*Exercise brief*. Retype, please, the listing from its opening line through the line that contains "dfa = pd.DataFrame(rows)", both included, without the pictures.
==============================
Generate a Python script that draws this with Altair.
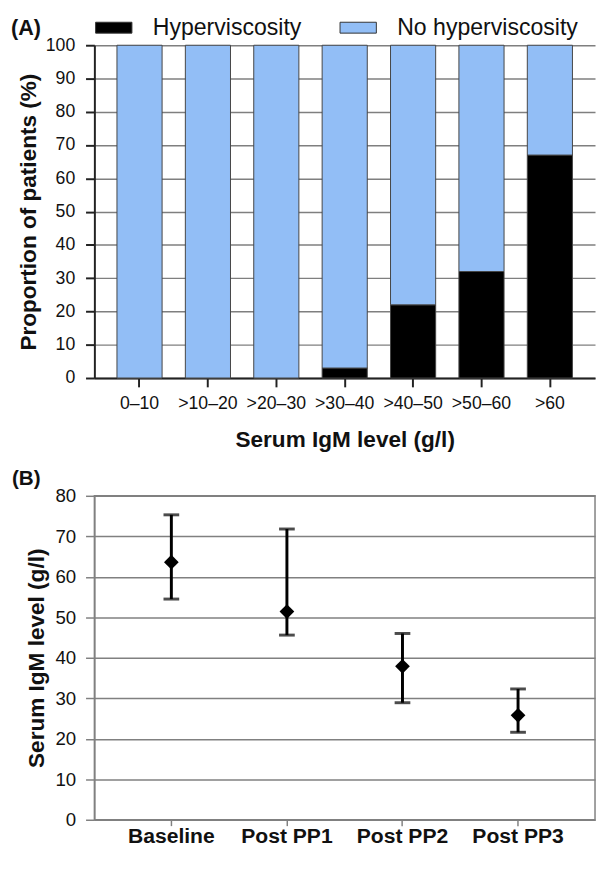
import altair as alt
import pandas as pd

FONT = "Liberation Sans"

# ---- Panel A data ----
categories = ["0–10", ">10–20", ">20–30", ">30–40", ">40–50", ">50–60", ">60"]
hyper = [0, 0, 0, 3, 22, 32, 67]
no_hyper = [100, 100, 100, 97, 78, 68, 33]
status = ["Hyperviscosity", "No hyperviscosity"]
colors = ["#000000", "#92BEF6"]
y_ticks_a = [0, 10, 20, 30, 40, 50, 60, 70, 80, 90, 100]

# ---- Panel B data ----
phases = ["Baseline", "Post PP1", "Post PP2", "Post PP3"]
median_igm = [63.6, 51.4, 37.9, 25.8]
low_igm = [54.5, 45.6, 28.9, 21.6]
high_igm = [75.3, 71.8, 46.0, 32.3]
y_ticks_b = [0, 10, 20, 30, 40, 50, 60, 70, 80]

rows = []
for c, h, n in zip(categories, hyper, no_hyper):
    rows.append({"cat": c, "status": status[0], "ord": 0, "pct": h})
    rows.append({"cat": c, "status": status[1], "ord": 1, "pct": n})
dfa = pd.DataFrame(rows)

bars = alt.Chart(dfa).mark_bar(stroke="#444444", strokeWidth=1).encode(
    x=alt.X(
        "cat:N", sort=categories,
        scale=alt.Scale(paddingInner=0.34, paddingOuter=0.33),
        axis=alt.Axis(
            title="Serum  IgM level (g/l)", labelAngle=0, labelFont=FONT,
            labelFontSize=18, labelColor="#111111", labelPadding=8,
            titleFont=FONT, titleFontSize=23, titleFontWeight="bold",
            titleColor="#111111", titlePadding=17,
            domainColor="#222222", domainWidth=2, tickColor="#222222",
            tickWidth=2, tickSize=9, grid=False,
        ),
    ),
    y=alt.Y(
        "pct:Q", stack="zero",
        scale=alt.Scale(domain=[0, 100], nice=False),
        axis=alt.Axis(
            values=y_ticks_a, title="Proportion of patients  (%)",
            labelFont=FONT, labelFontSize=18, labelColor="#111111",
            labelPadding=11, titleFont=FONT, titleFontSize=23,
            titleFontWeight="bold", titleColor="#111111", titlePadding=5,
            domainColor="#222222", domainWidth=2, tickColor="#222222",
            tickWidth=2, tickSize=9, grid=True, gridColor="#7f7f7f",
            gridWidth=1.5,
        ),
    ),
    color=alt.Color(
        "status:N", scale=alt.Scale(domain=status, range=colors), title=None,
        legend=alt.Legend(
            orient="none", legendX=8, legendY=-30, direction="horizontal",
            symbolType="M-3,-0.9H3V0.9H-3Z", symbolSize=152,
            symbolStrokeColor="#333333", symbolStrokeWidth=1,
            labelFont=FONT, labelFontSize=23.5, labelColor="#111111",
            labelOffset=28, columnPadding=37, labelLimit=400,
        ),
    ),
    order=alt.Order("ord:Q", sort="ascending"),
)

label_a = alt.Chart(pd.DataFrame({"lab": ["(A)"]})).mark_text(
    font=FONT, fontSize=22, fontWeight="bold", align="left",
    baseline="alphabetic", color="#111111",
).encode(text="lab:N", x=alt.value(-85), y=alt.value(-10))

chart_a = alt.layer(bars, label_a).properties(
    width=510, height=339, view=alt.ViewBackground(strokeWidth=0)
)

dfb = pd.DataFrame({"phase": phases, "median": median_igm,
                    "low": low_igm, "high": high_igm})

x_b = alt.X(
    "phase:N", sort=phases,
    scale=alt.Scale(paddingInner=0, paddingOuter=0.166),
    axis=alt.Axis(
        title=None, labelAngle=0, labelFont=FONT, labelFontSize=21.5,
        labelFontWeight="bold", labelColor="#111111", labelPadding=0,
        domainColor="#808080", domainWidth=1.5, tickColor="#808080",
        tickWidth=1.5, tickSize=6, grid=False,
    ),
)

def y_b(field):
    return alt.Y(
        field, scale=alt.Scale(domain=[0, 80], nice=False),
        axis=alt.Axis(
            values=y_ticks_b, title="Serum  IgM level (g/l)",
            labelFont=FONT, labelFontSize=19, labelColor="#111111",
            labelPadding=10, titleFont=FONT, titleFontSize=23,
            titleFontWeight="bold", titleColor="#111111", titlePadding=7,
            domainColor="#808080", domainWidth=1.5, tickColor="#808080",
            tickWidth=1.5, tickSize=9, grid=True, gridColor="#808080",
            gridWidth=1.5,
        ),
    )

base_b = alt.Chart(dfb).encode(x=x_b)
rule = base_b.mark_rule(strokeWidth=3, color="#000000").encode(
    y=y_b("low:Q"), y2="high:Q")
cap_low = base_b.mark_tick(size=16, thickness=3, color="#000000").encode(
    y=y_b("low:Q"))
cap_high = base_b.mark_tick(size=16, thickness=3, color="#000000").encode(
    y=y_b("high:Q"))
pts = base_b.mark_point(shape="diamond", size=225, filled=True,
                        color="#000000", opacity=1).encode(y=y_b("median:Q"))

label_b = alt.Chart(pd.DataFrame({"lab": ["(B)"]})).mark_text(
    font=FONT, fontSize=21, fontWeight="bold", align="left",
    baseline="alphabetic", color="#111111",
).encode(text="lab:N", x=alt.value(-84), y=alt.value(-11))

chart_b = alt.layer(rule, cap_low, cap_high, pts, label_b).properties(
    width=510, height=330,
    view=alt.ViewBackground(stroke="#808080", strokeWidth=1.5),
)

chart = alt.vconcat(chart_a, chart_b, spacing=16).properties(
    padding={"left": 3, "right": 0, "top": 0, "bottom": 0}
).configure(background="white")

chart.save("out.html", embed_options={"renderer": "svg", "actions": False})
==============================
*In response*.
Generate a Python script that draws this with Altair.
import altair as alt
import pandas as pd

FONT = "Liberation Sans"

# ---- Panel A data ----
categories = ["0–10", ">10–20", ">20–30", ">30–40", ">40–50", ">50–60", ">60"]
hyper = [0, 0, 0, 3, 22, 32, 67]
no_hyper = [100, 100, 100, 97, 78, 68, 33]
status = ["Hyperviscosity", "No hyperviscosity"]
colors = ["#000000", "#92BEF6"]
y_ticks_a = [0, 10, 20, 30, 40, 50, 60, 70, 80, 90, 100]

# ---- Panel B data ----
phases = ["Baseline", "Post PP1", "Post PP2", "Post PP3"]
median_igm = [63.6, 51.4, 37.9, 25.8]
low_igm = [54.5, 45.6, 28.9, 21.6]
high_igm = [75.3, 71.8, 46.0, 32.3]
y_ticks_b = [0, 10, 20, 30, 40, 50, 60, 70, 80]

rows = []
for c, h, n in zip(categories, hyper, no_hyper):
    rows.append({"cat": c, "status": status[0], "ord": 0, "pct": h})
    rows.append({"cat": c, "status": status[1], "ord": 1, "pct": n})
dfa = pd.DataFrame(rows)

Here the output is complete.